‘Prescriptions’ for fruits and vegetables linked to lower food insecurity, better health

“Prescriptions” for fruits and vegetables are linked to lower food insecurity, better health for adults and children and improvements in certain cardiovascular health conditions, according to a new study. 

The study from the American Heart Association’s peer-reviewed journal Circulation evaluated the impact of produce prescription programs in both adults and children who have or are at risk for poor cardiometabolic health. The participants were recruited in clinics serving low-income neighborhoods. 

Participants were given a median of $63 per month to purchase produce at local stores and farmers markets for four to 10 months and were asked to complete questionaries at the beginning and end of the program about fruit and vegetable consumption, food insecurity and health status. Routine testing of blood pressure, weight, height, and hemoglobin was also conducted at both enrollment and the end of the program.  

The study found the participants’ fruit and vegetable consumption increased for both children and adults, with adults eating nearly one more cup per day while children ate around more than a quarter of a cup per day. 
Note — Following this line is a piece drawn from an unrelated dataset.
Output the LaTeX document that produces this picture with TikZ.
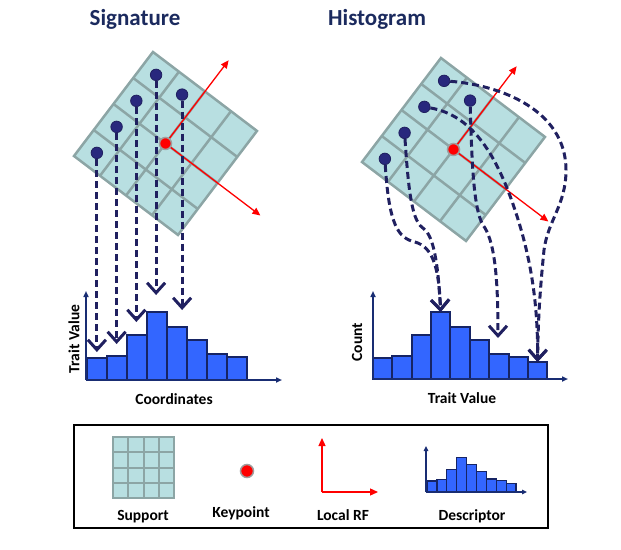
\documentclass[tikz,border=0pt]{standalone}
\usepackage{fontspec}
\setmainfont{Carlito}
\usetikzlibrary{arrows.meta}

\definecolor{titlenavy}{RGB}{27,42,94}
\definecolor{flownavy}{RGB}{32,32,96}
\definecolor{dotnavy}{RGB}{40,40,125}
\definecolor{suppfill}{RGB}{184,223,225}
\definecolor{suppline}{RGB}{140,165,165}
\definecolor{barfill}{RGB}{51,102,255}
\definecolor{baredge}{RGB}{22,36,100}
\definecolor{axisnavy}{RGB}{25,45,115}

\begin{document}
\begin{tikzpicture}[%
    x=1pt, y=-1pt,        % work in picture pixels, y downwards
    title/.style={%
      font=\fontsize{23}{26}\selectfont\bfseries, % big bold title
      text=titlenavy,     % dark blue
      anchor=base
    },
    legendtext/.style={%
      font=\fontsize{15.5}{18}\selectfont\bfseries, % bold writing
      anchor=base
    },
    support/.style={%
      fill=suppfill,      % light teal cells
      draw=suppline,      % grey edges
      line width=2.5pt
    },
    cell/.style={%
      draw=suppline,      % inner grid lines
      line width=2.5pt
    },
    dot/.style={%
      circle,             % round point
      fill=dotnavy,       % filled in navy
      draw=flownavy,
      line width=0.8pt,
      minimum size=11.5pt,
      inner sep=0pt
    },
    keypoint/.style={%
      circle,             % round point
      fill=red,           % red inside
      draw=gray!75,       % grey ring
      line width=1.5pt,
      minimum size=12pt,
      inner sep=0pt
    },
    frame/.style={%
      red,                % local reference frame
      line width=1.3pt,
      -{Triangle[length=8pt,width=7pt]}
    },
    flow/.style={%
      draw=flownavy,      % navy dashed arrows
      line width=3pt,
      dash pattern=on 7pt off 4pt,
      -{Straight Barb[length=10pt,width=18pt]}
    },
    bar/.style={%
      rectangle,          % histogram bin
      fill=barfill,
      draw=baredge,
      line width=2pt,
      inner sep=0pt,
      outer sep=0pt,
      anchor=south west,
      minimum width=20pt
    },
    axis/.style={%
      draw=axisnavy,      % histogram axes
      line width=1.5pt,
      -{Triangle[length=6pt,width=5pt]}
    }
]
    \useasboundingbox (0,0) rectangle (621,549);

    % titles
    \node at (135,25) [title] (sigtitle)  {Signature};
    \node at (377,25) [title] (histtitle) {Histogram};

    % signature: support, points and frame
    \begin{scope}[shift={(74,156)}, rotate=52.8, scale=32.65]
      \draw[support] (0,0) rectangle (4,4);
      \foreach \k in {1,2,3} {
        \draw[cell] (\k,0) -- (\k,4);
        \draw[cell] (0,\k) -- (4,\k);
      }
      \node at (0.5,0.5) [dot] (ld1) {};
      \node at (1.5,0.5) [dot] (ld2) {};
      \node at (2.5,0.5) [dot] (ld3) {};
      \node at (3.5,0.5) [dot] (ld4) {};
      \node at (3.5,1.5) [dot] (ld5) {};
      \node at (2,2)     [keypoint] (lkp) {};
      \coordinate (lu) at (5.2,2);
      \coordinate (lv) at (2,5.65);
    \end{scope}
    \draw[frame] (lkp) -- (lu);
    \draw[frame] (lkp) -- (lv);

    % signature: histogram
    \foreach \h [count=\i] in {21.7,24.3,45,67.7,53.3,40,25.7,22.7}
      \node at ({87+(\i-1)*20},380) [bar, minimum height=\h pt] (lb\i) {};
    \coordinate (lo) at (86,380);
    \draw[axis] (lo) -- ++(0,-89);
    \draw[axis] (lo) -- ++(196,0);
    \node at (74,339) [legendtext, anchor=center, rotate=90] (lylab) {Trait Value};
    \node at (174,404) [legendtext] (lxlab) {Coordinates};

    % signature: connections
    \foreach \i/\y in {1/352, 2/344, 3/322, 4/295, 5/310} {
      \coordinate (lt\i) at (ld\i |- 0,\y);
      \draw[flow] (ld\i) -- (lt\i);
    }

    % histogram: support, points and frame
    \begin{scope}[shift={(362,162)}, rotate=52.8, scale=32.65]
      \draw[support] (0,0) rectangle (4,4);
      \foreach \k in {1,2,3} {
        \draw[cell] (\k,0) -- (\k,4);
        \draw[cell] (0,\k) -- (4,\k);
      }
      \node at (0.5,0.5) [dot] (rd1) {};
      \node at (1.5,0.5) [dot] (rd2) {};
      \node at (2.5,0.5) [dot] (rd3) {};
      \node at (3.5,0.5) [dot] (rd4) {};
      \node at (3.5,1.5) [dot] (rd5) {};
      \node at (2,2)     [keypoint] (rkp) {};
      \coordinate (ru) at (5.2,2);
      \coordinate (rv) at (2,5.65);
    \end{scope}
    \draw[frame] (rkp) -- (ru);
    \draw[frame] (rkp) -- (rv);

    % histogram: histogram
    \foreach \h [count=\i] in {21,23,44,67,52,39,25,22,17}
      \node at ({372.7+(\i-1)*19.4},379) [bar, minimum width=19.4pt, minimum height=\h pt] (rb\i) {};
    \coordinate (ro) at (373,379);
    \draw[axis] (ro) -- ++(0,-88);
    \draw[axis] (ro) -- ++(195,0);
    \node at (357,342) [legendtext, anchor=center, rotate=90] (rylab) {Count};
    \node at (462,403) [legendtext] (rxlab) {Trait Value};

    % histogram: connections
    \coordinate (rt) at (498,338);
    \draw[flow] (rd1) .. controls (389,225) and (398,238) .. (415,242)
                      .. controls (432,247) and (439,265) .. (rb4.north);
    \draw[flow] (rd2) .. controls (409,200) and (413,222) .. (424,229)
                      .. controls (433,236) and (438,260) .. (rb4.north);
    \draw[flow] (rd3) .. controls (470,115) and (495,150) .. (515,210)
                      .. controls (530,255) and (538,300) .. (rb9.north);
    \draw[flow] (rd4) .. controls (500,85) and (566,110) .. (566,170)
                      .. controls (566,205) and (548,220) .. (544,250)
                      .. controls (540,290) and (538,320) .. (rb9.north);
    \draw[flow] (rd5) .. controls (472,170) and (474,215) .. (485,228)
                      .. controls (495,245) and (498,280) .. (rt);

    % legend
    \draw[line width=2pt] (74,425) rectangle (548,528);

    \begin{scope}[shift={(113,437)}, scale=15.25]
      \draw[support, line width=2pt] (0,0) rectangle (4,4);
      \foreach \k in {1,2,3} {
        \draw[cell, line width=2pt] (\k,0) -- (\k,4);
        \draw[cell, line width=2pt] (0,\k) -- (4,\k);
      }
    \end{scope}
    \node at (143,520) [legendtext] (suppkey) {Support};

    \node at (247,471) [keypoint, minimum size=13pt] (kpkey) {};
    \node at (241,517) [legendtext] (kptext) {Keypoint};

    \coordinate (rfo) at (322,492);
    \coordinate (rfx) at (378,492);
    \coordinate (rfy) at (322,438);
    \draw[frame] (rfo) -- (rfy);
    \draw[frame] (rfo) -- (rfx);
    \node at (343,520) [legendtext] (rftext) {Local RF};

    \foreach \h [count=\i] in {11,12.7,22.7,34.7,27.7,20.3,13,11.3,8.7}
      \node at ({427+(\i-1)*9.9},492) [bar, line width=1.3pt, minimum width=9.9pt, minimum height=\h pt] (db\i) {};
    \coordinate (dso) at (426,492);
    \draw[axis, line width=1.3pt, -{Triangle[length=5pt,width=4.5pt]}] (dso) -- ++(0,-46);
    \draw[axis, line width=1.3pt, -{Triangle[length=5pt,width=4.5pt]}] (dso) -- ++(101,0);
    \node at (472,520) [legendtext] (desctext) {Descriptor};

\end{tikzpicture}
\end{document}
The participants’ odds of being food insecure dropped by one-third after completing the produce prescription programs, the study showed.

The study also found improvements in participants’ systolic and diastolic blood pressures, blood sugar, and body mass index (BMI). 

“Poor nutrition and nutrition insecurity are major drivers of chronic disease globally, including cardiometabolic conditions like Type 2 diabetes and their cardiovascular consequences, including heart failure, heart attack and stroke,” said Dr. Mitchell Elkind, chief clinical science officer of the American Heart Association. 

Elkin said it demonstrates the potential of produce prescriptions to increase fruit and vegetable consumption, reduce food insecurity and improve health measures.

The study is believed to be the largest produce prescription study so far, looking at nine programs across the U.S., the American Heart Association said. The study, however, did not include a control group to compare results.

“Future research will need to include randomized controlled trials to offset any potential bias and prove more rigorously the benefits of produce prescription programs,” Elkin said. 

The analysis included 3,881 individuals from nine programs across the country, with 2,064 adults aged 18 and older and 1,817 children aged 2-17 years.